Write each line of the material exactly as given, from the top through the line that contains "from bokeh.resources import INLINE", and omit all pictures.
___ Data lines
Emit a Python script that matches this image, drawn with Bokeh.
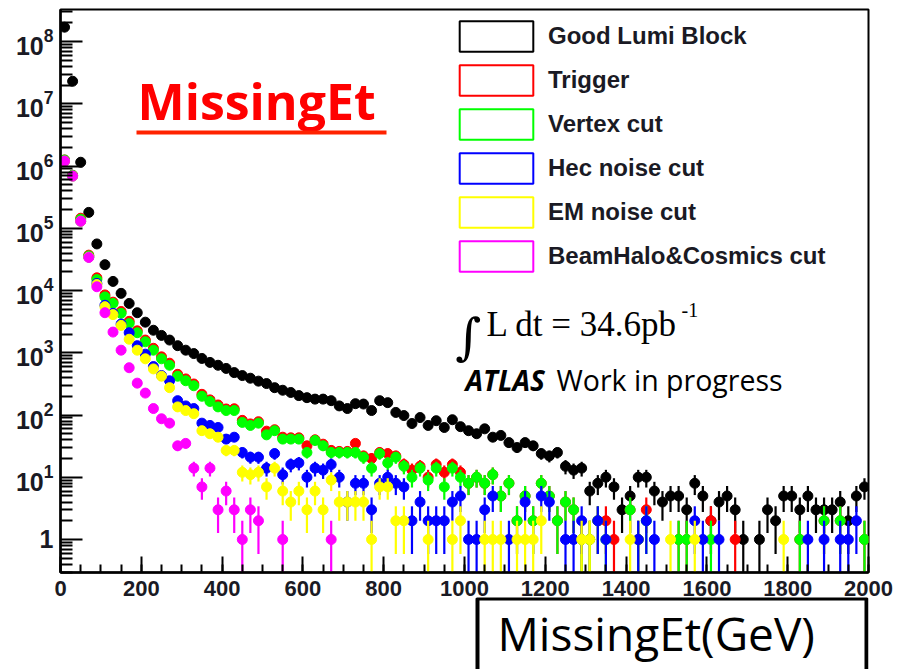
import math
from bokeh.plotting import figure
from bokeh.layouts import column
from bokeh.models import (Range1d, FixedTicker, SingleIntervalTicker, LogTickFormatter,
                          Legend, LegendItem, BoxAnnotation, ColumnDataSource)
from bokeh.core.properties import value
from bokeh.embed import file_html
from bokeh.resources import INLINE

# ---------------- data (counts per 20 GeV bin, 0..2000 GeV) ----------------
bin_width = 20
bin_centers = list(range(10, 2000, 20))

good_lumi = [
    1.7e8, 2.3e7, 1.15e6, 1.8e5, 5.6e4, 2.6e4, 1.4e4, 9000, 6200, 4400,
    3100, 2300, 1900, 1600, 1300, 1100, 970, 810, 700, 630,
    560, 480, 430, 390, 350, 320, 275, 250, 230, 205,
    190, 180, 180, 170, 140, 127, 152, 150, 118, 170,
    158, 110, 98, 73, 91, 68, 81, 63, 84, 65,
    56, 50, 60, 44, 47, 36, 30, 36, 32, 24,
    22, 25, 15, 13, 14, 6, 8, 10, 7, 3,
    5, 10, 10, 6, 4, 5, 5, 3, 8, 5,
    2, 4, 5, 3, 1, 0, 1, 3, 2, 5,
    5, 3, 5, 3, 3, 3, 4, 2, 5, 7]

trigger = [
    1.25e6, 7.1e5, 1.45e5, 3.7e4, 1.6e4, 8500, 6500, 4600, 3200, 2250,
    1600, 1180, 860, 680, 450, 380, 315, 215, 175, 145,
    125, 126, 82, 72, 78, 55, 58, 44, 43, 43,
    32, 40, 34, 27, 26, 26, 35, 22, 20, 25,
    24, 22, 16, 13, 15, 10, 16, 12, 16, 12,
    8, 10, 8, 11, 5, 8, 2, 5, 2, 8,
    5, 2, 4, 3, 1, 1, 2, 2, 1, 0,
    3, 1, 3, 0, 0, 0, 1, 1, 0, 0,
    2, 0, 0, 1, 0, 0, 0, 0, 0, 0,
    0, 1, 0, 0, 2, 0, 2, 0, 0, 1]

vertex = [
    1.25e6, 7.1e5, 1.4e5, 3.6e4, 1.5e4, 7900, 6200, 4300, 2950, 2100,
    1500, 1100, 800, 630, 420, 355, 295, 200, 165, 135,
    118, 118, 76, 68, 74, 48, 56, 41, 41, 41,
    25, 39, 32, 25, 25, 25, 25, 21, 14, 24,
    17, 21, 15, 10, 14, 9, 14, 7, 14, 10,
    8, 10, 8, 11, 5, 8, 2, 5, 2, 8,
    5, 2, 4, 3, 1, 1, 2, 1, 0, 0,
    3, 1, 2, 0, 0, 0, 1, 1, 0, 0,
    1, 0, 0, 0, 0, 0, 0, 0, 0, 0,
    0, 1, 0, 0, 2, 0, 2, 0, 0, 1]

hec_noise = [
    1.2e6, 6.9e5, 1.3e5, 3.45e4, 1.3e4, 5800, 4300, 2900, 2100, 1300,
    950, 600, 430, 355, 170, 140, 127, 74, 68, 63,
    41, 44, 25, 21, 21, 14, 24, 11, 16, 17,
    10, 14, 13, 16, 10, 4, 8, 8, 3, 8,
    10, 8, 7, 2, 4, 2, 2, 2, 4, 5,
    1, 1, 3, 5, 0, 1, 0, 4, 0, 5,
    4, 0, 1, 1, 2, 0, 2, 1, 0, 0,
    0, 1, 2, 1, 0, 0, 0, 0, 2, 1,
    0, 1, 0, 0, 0, 0, 0, 0, 0, 0,
    0, 0, 1, 0, 1, 0, 1, 1, 2, 0]

em_noise = [
    1.2e6, 6.9e5, 1.3e5, 3.45e4, 1.25e4, 5500, 4100, 2750, 1650, 1100,
    800, 550, 420, 275, 135, 118, 105, 56, 50, 44,
    27, 27, 12, 11, 12, 7, 14, 6, 4, 6,
    3, 6, 3, 9, 4, 4, 4, 4, 1, 7,
    7, 2, 2, 0, 0, 1, 0, 0, 1, 2,
    0, 0, 1, 1, 1, 0, 1, 1, 1, 2,
    0, 0, 0, 0, 1, 1, 0, 0, 0, 0,
    1, 0, 0, 0, 0, 1, 0, 0, 1, 0,
    0, 0, 0, 0, 0, 0, 0, 0, 0, 1,
    0, 0, 0, 0, 0, 0, 0, 0, 0, 0]

beamhalo = [
    1.2e6, 6.9e5, 1.3e5, 3.4e4, 1.15e4, 4400, 2150, 1100, 575, 325,
    225, 127, 87, 74, 32, 35, 14, 7, 14, 3,
    6, 3, 1, 3, 2, 0, 0, 1, 0, 0,
    0, 0, 0, 1, 0, 0, 0, 0, 0, 0,
    0, 0, 0, 0, 0, 0, 0, 0, 0, 0,
    0, 0, 0, 0, 0, 0, 0, 0, 0, 0,
    0, 0, 0, 0, 0, 0, 0, 0, 0, 0,
    0, 0, 0, 0, 0, 0, 0, 0, 0, 0,
    0, 0, 0, 0, 0, 0, 0, 0, 0, 0,
    0, 0, 0, 0, 0, 0, 0, 0, 0, 0]

series_names = ["Good Lumi Block", "Trigger", "Vertex cut", "Hec noise cut",
                "EM noise cut", "BeamHalo&Cosmics cut"]
series_values = [good_lumi, trigger, vertex, hec_noise, em_noise, beamhalo]
series_colors = ["#000000", "#ff0000", "#00ff00", "#0000ff", "#ffff00", "#ff00ff"]

x_ticks = list(range(0, 2001, 200))
y_ticks = [1, 10, 1e2, 1e3, 1e4, 1e5, 1e6, 1e7, 1e8]

# ---------------- layout ----------------
W = 899
H1 = 603                     # main figure
H2 = 72                      # axis-title box strip
OVERLAP = 6
BL, BR, BT = 60, 31, 9
FRAME_BOTTOM = 572
BB = H1 - FRAME_BOTTOM
XMIN, XMAX = 0, 2000
YMIN, YMAX = 0.295, 3.27e8
FW, FH = W - BL - BR, FRAME_BOTTOM - BT


def px2x(px):
    return XMIN + (px - BL) / FW * (XMAX - XMIN)


def py2y(py):
    lo, hi = math.log10(YMIN), math.log10(YMAX)
    return 10 ** (lo + (FRAME_BOTTOM - py) / FH * (hi - lo))


p = figure(width=W, height=H1, x_range=Range1d(XMIN, XMAX), y_range=Range1d(YMIN, YMAX),
           y_axis_type="log", output_backend="svg", toolbar_location=None,
           min_border_left=BL, min_border_right=BR, min_border_top=BT, min_border_bottom=BB)
p.xgrid.visible = False
p.ygrid.visible = False
p.outline_line_color = "black"
p.outline_line_width = 2
p.background_fill_color = "white"
p.border_fill_color = "white"

label_color = "#1a1a24"
p.xaxis.ticker = SingleIntervalTicker(interval=200, num_minor_ticks=4)
p.xaxis.major_label_overrides = {t: str(t) for t in x_ticks}
p.yaxis.ticker = FixedTicker(ticks=y_ticks,
                             minor_ticks=[m * 10 ** k for k in range(-1, 9) for m in range(2, 10)])
p.yaxis.formatter = LogTickFormatter(min_exponent=1)
for ax in (p.xaxis[0], p.yaxis[0]):
    ax.axis_line_width = 2.5
    ax.axis_line_color = "black"
    ax.major_tick_out = 0
    ax.minor_tick_out = 0
    ax.major_tick_line_width = 2
    ax.minor_tick_line_width = 2
    ax.major_label_text_font = "Liberation Sans"
    ax.major_label_text_font_style = "bold"
    ax.major_label_text_color = label_color
p.xaxis.major_tick_in = 16
p.xaxis.minor_tick_in = 8
p.xaxis.major_label_text_font_size = "22px"
p.xaxis.major_label_standoff = 8
p.yaxis.major_tick_in = 22
p.yaxis.minor_tick_in = 12
p.yaxis.major_label_text_font_size = "25px"
p.yaxis.major_label_standoff = 7

# ---------------- data points with error bars ----------------
for name, vals, color in zip(series_names, series_values, series_colors):
    xs = [c for c, v in zip(bin_centers, vals) if v > 0]
    ys = [v for v in vals if v > 0]
    src = ColumnDataSource(dict(
        x=xs, y=ys,
        lo=[max(v - math.sqrt(v), 0.01) for v in ys],
        hi=[v + math.sqrt(v) for v in ys],
        x0=[x - bin_width / 2 for x in xs],
        x1=[x + bin_width / 2 for x in xs],
    ))
    p.segment(x0="x", y0="lo", x1="x", y1="hi", source=src, line_color=color, line_width=2.2)
    p.segment(x0="x0", y0="y", x1="x1", y1="y", source=src, line_color=color, line_width=2.2)
    p.scatter(x="x", y="y", source=src, marker="circle", size=10,
              fill_color=color, line_color=color)

# ---------------- legend (empty-box swatches) ----------------
nan = float("nan")
items = []
for name, color in zip(series_names, series_colors):
    r = p.quad(left=[nan], right=[nan], top=[nan], bottom=[nan], fill_color="white",
               line_color=color, line_width=2)
    items.append(LegendItem(label=name, renderers=[r]))
legend = Legend(items=items, location=(390, 297), glyph_width=92, glyph_height=38,
                spacing=6, padding=0, margin=0, label_standoff=6,
                border_line_alpha=0, background_fill_alpha=0,
                label_text_font="Liberation Sans", label_text_font_style="bold",
                label_text_font_size="24px", label_text_color=label_color,
                label_height=38)
p.add_layout(legend)

# ---------------- annotations ----------------
def note(px, py, txt, font, size, color="black", style="normal"):
    p.text(x=[px2x(px)], y=[py2y(py)], text=[txt], text_font=value(font),
           text_font_size=size, text_font_style=style, text_color=color,
           text_baseline="alphabetic", text_align="left")


note(137, 100, "MissingEt", "Open Sans", "50px", "#ff0000", "bold")
p.add_layout(BoxAnnotation(left=px2x(136), right=px2x(386), top=py2y(130), bottom=py2y(134),
                           fill_color="#ff2200", fill_alpha=1, line_alpha=0))

note(455, 336, "∫", "DejaVu Serif", "50px")
note(486, 324, "L dt = 34.6pb", "Liberation Serif", "35px")
note(681, 309, "-1", "Liberation Serif", "20px")
note(465, 379, "ATLAS", "Open Sans", "28px", style="bold italic")
note(556, 379, "Work in progress", "Open Sans", "28.5px")

# ---------------- axis-title box below the plot ----------------
q = figure(width=W, height=H2, x_range=Range1d(BL, W - BR), y_range=Range1d(H2, 0),
           output_backend="svg", toolbar_location=None, x_axis_location=None,
           y_axis_location=None, min_border_left=BL, min_border_right=BR,
           min_border_top=0, min_border_bottom=0, margin=(-OVERLAP, 0, 0, 0))
q.xgrid.visible = False
q.ygrid.visible = False
q.outline_line_color = None
q.background_fill_alpha = 0
q.border_fill_alpha = 0
q.quad(left=[477], right=[866], top=[1], bottom=[140], fill_color="white",
       line_color="black", line_width=4)
q.text(x=[497], y=[35], text=["MissingEt(GeV)"], text_font=value("Open Sans"),
       text_font_size="46px", text_color="black", text_baseline="alphabetic")

layout = column(p, q, spacing=0)
open("out.html", "w").write(file_html(layout, INLINE))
______
#### Correct result
Emit a Python script that matches this image, drawn with Bokeh.
import math
from bokeh.plotting import figure
from bokeh.layouts import column
from bokeh.models import (Range1d, FixedTicker, SingleIntervalTicker, LogTickFormatter,
                          Legend, LegendItem, BoxAnnotation, ColumnDataSource)
from bokeh.core.properties import value
from bokeh.embed import file_html
from bokeh.resources import INLINE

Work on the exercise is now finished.